-- start of Exercise materials --

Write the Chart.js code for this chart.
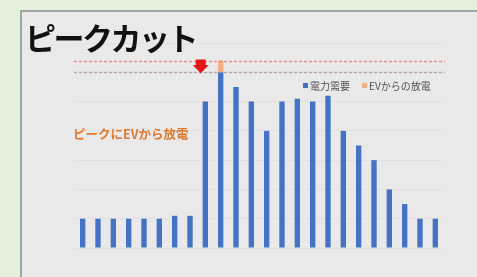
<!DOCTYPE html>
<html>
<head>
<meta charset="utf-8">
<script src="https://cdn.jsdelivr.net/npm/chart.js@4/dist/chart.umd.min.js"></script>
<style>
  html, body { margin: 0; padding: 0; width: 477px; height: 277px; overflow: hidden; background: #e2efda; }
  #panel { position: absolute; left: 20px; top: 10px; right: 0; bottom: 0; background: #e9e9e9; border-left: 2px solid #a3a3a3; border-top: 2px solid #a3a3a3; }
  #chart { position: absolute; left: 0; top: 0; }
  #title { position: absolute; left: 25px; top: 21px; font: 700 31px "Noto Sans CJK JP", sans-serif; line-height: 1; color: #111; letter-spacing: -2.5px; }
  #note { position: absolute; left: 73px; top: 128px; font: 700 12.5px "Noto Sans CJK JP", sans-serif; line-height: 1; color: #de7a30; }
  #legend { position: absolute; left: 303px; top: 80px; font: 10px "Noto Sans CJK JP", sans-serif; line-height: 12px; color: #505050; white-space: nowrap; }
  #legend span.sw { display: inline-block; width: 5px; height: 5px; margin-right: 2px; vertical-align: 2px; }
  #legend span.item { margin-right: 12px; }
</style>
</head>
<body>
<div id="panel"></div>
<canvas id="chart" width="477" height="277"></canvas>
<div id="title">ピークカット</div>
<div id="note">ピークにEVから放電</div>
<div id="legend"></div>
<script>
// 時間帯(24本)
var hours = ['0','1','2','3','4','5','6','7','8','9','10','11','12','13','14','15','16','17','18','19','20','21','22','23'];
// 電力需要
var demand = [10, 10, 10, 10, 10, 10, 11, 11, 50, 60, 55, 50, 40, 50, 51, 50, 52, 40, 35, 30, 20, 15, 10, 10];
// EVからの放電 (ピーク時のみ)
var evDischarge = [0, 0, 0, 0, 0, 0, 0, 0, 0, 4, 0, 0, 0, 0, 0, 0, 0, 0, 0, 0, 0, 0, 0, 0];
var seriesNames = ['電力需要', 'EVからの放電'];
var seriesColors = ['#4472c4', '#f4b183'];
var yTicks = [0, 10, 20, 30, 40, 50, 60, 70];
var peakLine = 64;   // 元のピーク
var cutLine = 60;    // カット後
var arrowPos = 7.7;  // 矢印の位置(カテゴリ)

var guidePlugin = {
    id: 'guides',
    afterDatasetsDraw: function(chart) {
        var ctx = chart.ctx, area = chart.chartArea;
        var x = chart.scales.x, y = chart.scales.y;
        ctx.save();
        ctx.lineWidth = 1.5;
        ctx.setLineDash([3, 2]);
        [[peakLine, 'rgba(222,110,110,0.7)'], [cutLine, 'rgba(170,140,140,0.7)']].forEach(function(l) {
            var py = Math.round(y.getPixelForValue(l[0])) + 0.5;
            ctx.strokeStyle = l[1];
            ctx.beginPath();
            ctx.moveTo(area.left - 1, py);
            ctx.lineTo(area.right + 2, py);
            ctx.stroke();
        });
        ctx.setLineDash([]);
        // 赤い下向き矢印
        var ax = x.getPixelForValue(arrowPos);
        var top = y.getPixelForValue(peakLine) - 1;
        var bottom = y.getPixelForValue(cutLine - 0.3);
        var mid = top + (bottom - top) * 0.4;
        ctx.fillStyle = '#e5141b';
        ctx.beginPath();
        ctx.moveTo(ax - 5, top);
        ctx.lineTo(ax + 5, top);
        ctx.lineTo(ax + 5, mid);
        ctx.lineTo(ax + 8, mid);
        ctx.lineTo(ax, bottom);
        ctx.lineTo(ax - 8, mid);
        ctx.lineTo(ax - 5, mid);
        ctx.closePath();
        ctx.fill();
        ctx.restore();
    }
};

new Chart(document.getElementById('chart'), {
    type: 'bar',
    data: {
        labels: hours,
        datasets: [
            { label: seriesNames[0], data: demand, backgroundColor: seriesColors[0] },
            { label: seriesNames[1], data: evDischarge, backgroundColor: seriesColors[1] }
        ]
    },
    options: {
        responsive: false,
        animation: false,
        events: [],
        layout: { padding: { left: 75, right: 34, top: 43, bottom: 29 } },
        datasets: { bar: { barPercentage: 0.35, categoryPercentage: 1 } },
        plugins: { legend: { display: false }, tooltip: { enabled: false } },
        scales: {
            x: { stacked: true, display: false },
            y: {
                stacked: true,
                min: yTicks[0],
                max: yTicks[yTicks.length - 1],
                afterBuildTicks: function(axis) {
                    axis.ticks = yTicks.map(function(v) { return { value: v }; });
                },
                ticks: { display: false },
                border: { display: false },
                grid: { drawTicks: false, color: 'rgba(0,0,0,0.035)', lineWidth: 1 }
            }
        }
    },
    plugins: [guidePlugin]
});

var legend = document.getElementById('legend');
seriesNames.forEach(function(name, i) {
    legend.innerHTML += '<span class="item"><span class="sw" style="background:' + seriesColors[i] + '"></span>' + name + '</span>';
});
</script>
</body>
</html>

-- end of Exercise materials --
-- start of Exercise materials --

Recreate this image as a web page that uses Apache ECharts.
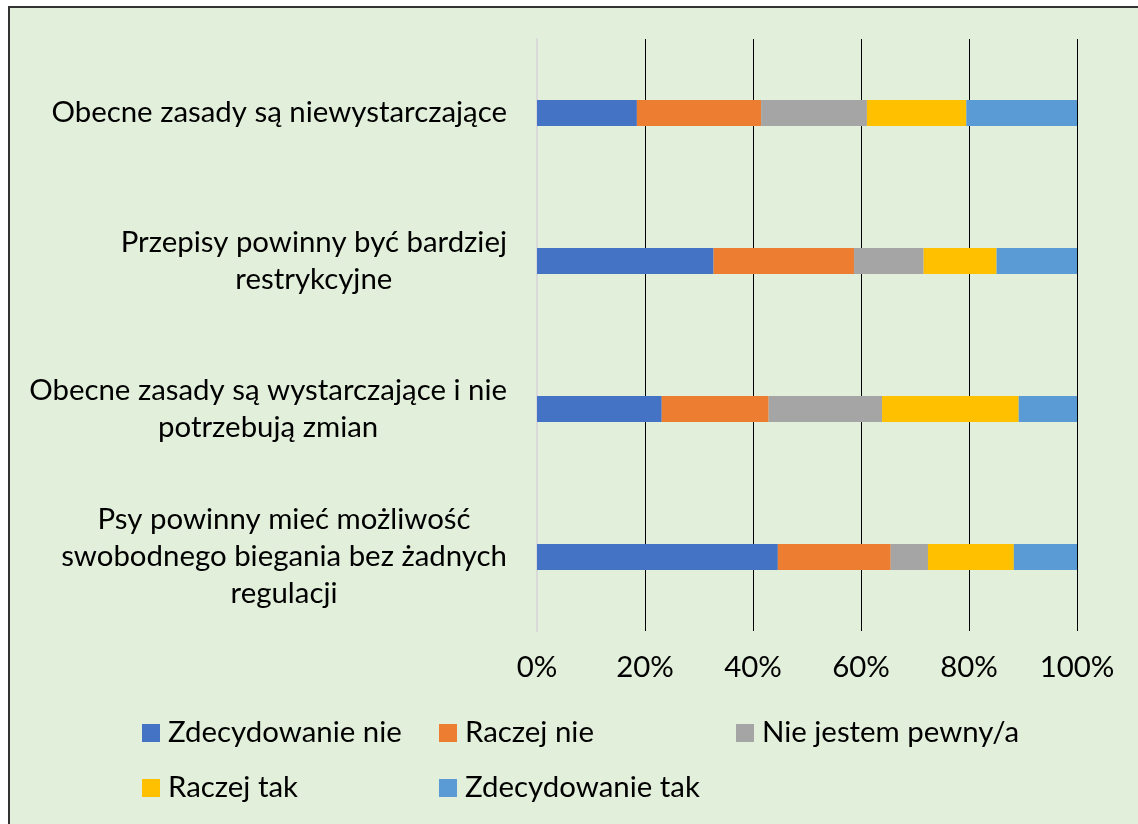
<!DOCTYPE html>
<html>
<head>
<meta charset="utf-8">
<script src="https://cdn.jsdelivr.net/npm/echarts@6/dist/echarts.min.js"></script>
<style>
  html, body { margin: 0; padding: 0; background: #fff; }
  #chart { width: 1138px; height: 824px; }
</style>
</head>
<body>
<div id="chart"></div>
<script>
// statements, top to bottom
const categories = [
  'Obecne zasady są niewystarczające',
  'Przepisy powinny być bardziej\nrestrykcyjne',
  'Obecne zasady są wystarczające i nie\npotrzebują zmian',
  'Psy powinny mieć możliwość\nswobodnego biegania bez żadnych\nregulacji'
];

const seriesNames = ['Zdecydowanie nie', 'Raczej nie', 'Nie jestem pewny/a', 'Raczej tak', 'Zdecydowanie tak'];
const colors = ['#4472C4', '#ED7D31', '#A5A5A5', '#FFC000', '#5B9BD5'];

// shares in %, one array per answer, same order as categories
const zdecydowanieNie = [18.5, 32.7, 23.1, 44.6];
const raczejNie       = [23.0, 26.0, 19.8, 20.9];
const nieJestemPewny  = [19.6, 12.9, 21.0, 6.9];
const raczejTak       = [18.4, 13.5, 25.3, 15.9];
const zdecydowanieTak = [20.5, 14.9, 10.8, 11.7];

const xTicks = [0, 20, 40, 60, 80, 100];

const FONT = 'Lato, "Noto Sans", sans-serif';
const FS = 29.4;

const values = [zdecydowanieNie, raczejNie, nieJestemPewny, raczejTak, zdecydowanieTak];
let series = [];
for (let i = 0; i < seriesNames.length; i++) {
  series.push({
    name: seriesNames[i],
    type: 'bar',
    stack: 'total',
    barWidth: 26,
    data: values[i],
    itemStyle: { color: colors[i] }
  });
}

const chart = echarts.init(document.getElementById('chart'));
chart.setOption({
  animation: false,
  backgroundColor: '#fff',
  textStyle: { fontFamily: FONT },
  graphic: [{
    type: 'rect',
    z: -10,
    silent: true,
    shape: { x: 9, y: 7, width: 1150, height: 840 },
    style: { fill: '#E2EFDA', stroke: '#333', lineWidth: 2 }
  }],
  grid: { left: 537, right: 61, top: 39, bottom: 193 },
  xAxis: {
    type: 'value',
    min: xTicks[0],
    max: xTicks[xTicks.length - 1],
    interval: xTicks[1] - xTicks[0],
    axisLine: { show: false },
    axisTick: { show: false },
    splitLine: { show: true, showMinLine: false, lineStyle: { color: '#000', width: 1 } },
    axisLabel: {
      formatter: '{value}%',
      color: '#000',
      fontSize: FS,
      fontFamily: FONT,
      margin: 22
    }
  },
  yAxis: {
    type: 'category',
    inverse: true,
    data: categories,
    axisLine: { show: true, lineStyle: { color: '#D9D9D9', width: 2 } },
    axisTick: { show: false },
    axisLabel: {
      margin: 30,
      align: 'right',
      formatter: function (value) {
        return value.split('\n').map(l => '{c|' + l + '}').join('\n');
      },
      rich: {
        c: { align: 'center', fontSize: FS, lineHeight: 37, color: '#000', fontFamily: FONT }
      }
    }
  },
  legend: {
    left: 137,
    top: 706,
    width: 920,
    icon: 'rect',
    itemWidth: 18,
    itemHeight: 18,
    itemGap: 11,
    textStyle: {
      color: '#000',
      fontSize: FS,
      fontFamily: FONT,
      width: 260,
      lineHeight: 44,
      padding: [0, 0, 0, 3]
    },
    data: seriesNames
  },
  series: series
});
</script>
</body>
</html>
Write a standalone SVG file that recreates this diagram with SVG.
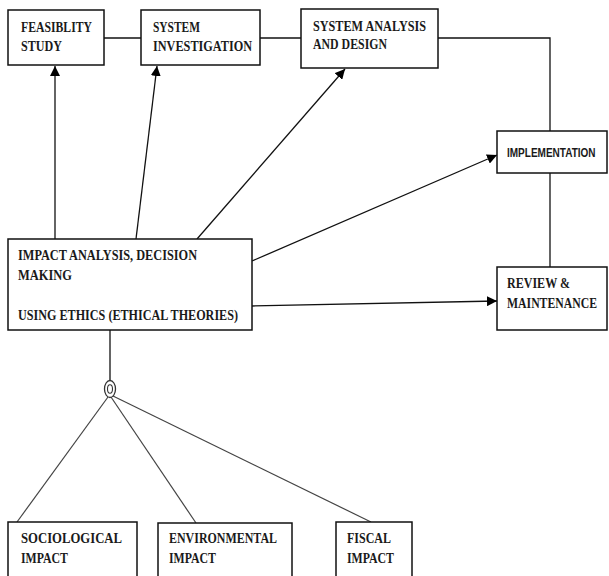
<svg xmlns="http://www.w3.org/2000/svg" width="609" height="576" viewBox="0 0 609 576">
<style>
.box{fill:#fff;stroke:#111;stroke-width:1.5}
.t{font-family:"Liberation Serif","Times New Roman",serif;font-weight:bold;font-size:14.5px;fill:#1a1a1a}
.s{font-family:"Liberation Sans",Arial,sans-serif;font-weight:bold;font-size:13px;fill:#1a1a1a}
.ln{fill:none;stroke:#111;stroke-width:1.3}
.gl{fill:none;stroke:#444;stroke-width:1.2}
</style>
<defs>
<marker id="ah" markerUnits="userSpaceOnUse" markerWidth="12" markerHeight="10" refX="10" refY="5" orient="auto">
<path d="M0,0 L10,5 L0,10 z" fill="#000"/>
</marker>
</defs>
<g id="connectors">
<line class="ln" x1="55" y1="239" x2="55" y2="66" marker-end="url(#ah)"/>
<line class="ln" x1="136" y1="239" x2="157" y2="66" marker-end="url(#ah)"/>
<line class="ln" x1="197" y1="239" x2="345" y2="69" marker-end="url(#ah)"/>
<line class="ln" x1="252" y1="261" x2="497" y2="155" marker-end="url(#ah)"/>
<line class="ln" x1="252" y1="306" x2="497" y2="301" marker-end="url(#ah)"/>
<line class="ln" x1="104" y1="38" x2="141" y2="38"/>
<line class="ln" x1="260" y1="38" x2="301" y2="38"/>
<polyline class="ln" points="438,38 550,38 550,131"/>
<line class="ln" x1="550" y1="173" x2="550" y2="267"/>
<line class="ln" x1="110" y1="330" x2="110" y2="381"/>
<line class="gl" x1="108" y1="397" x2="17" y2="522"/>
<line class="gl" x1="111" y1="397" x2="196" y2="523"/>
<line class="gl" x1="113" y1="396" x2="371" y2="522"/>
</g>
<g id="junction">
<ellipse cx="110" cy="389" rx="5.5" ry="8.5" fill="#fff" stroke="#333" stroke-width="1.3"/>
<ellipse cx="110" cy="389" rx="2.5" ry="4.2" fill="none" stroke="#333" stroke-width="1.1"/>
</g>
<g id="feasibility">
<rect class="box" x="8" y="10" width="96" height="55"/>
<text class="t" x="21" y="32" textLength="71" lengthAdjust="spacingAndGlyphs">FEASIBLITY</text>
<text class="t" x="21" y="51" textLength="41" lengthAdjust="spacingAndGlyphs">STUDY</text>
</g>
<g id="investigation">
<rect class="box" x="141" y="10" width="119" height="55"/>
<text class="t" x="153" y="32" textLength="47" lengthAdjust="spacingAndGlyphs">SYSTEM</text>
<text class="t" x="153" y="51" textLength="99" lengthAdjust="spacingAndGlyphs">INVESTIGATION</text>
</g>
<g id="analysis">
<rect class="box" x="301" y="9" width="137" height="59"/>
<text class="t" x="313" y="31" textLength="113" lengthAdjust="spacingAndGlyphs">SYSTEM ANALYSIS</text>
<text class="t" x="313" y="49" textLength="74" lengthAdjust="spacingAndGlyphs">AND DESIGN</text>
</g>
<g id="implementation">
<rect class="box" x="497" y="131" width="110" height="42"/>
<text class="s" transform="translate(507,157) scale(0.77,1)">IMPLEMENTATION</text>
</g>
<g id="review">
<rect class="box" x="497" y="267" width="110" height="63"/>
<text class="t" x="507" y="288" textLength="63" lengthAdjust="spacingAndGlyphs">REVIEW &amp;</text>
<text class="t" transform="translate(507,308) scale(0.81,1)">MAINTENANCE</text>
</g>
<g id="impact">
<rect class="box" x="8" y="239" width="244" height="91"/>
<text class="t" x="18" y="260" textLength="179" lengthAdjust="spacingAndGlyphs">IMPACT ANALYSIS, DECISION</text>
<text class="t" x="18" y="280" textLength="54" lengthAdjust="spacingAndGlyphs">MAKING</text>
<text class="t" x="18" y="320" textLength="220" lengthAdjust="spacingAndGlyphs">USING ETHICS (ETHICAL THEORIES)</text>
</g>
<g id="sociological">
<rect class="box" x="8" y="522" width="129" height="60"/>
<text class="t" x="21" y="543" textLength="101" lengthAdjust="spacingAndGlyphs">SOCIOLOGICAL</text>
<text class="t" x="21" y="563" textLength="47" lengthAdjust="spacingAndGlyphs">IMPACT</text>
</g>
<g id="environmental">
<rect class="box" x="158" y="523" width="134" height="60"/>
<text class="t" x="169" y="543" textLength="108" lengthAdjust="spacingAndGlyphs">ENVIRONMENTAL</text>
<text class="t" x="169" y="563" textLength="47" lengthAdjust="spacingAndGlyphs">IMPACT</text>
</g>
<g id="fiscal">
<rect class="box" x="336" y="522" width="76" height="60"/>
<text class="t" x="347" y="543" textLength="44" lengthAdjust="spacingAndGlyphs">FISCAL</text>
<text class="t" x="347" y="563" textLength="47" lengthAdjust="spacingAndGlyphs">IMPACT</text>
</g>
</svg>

-- end of Exercise materials --

▶ **What is needed**:
Across the entries above, how many lines contain "Write"? Provide only the count.

▶ **Answer to the task**:
2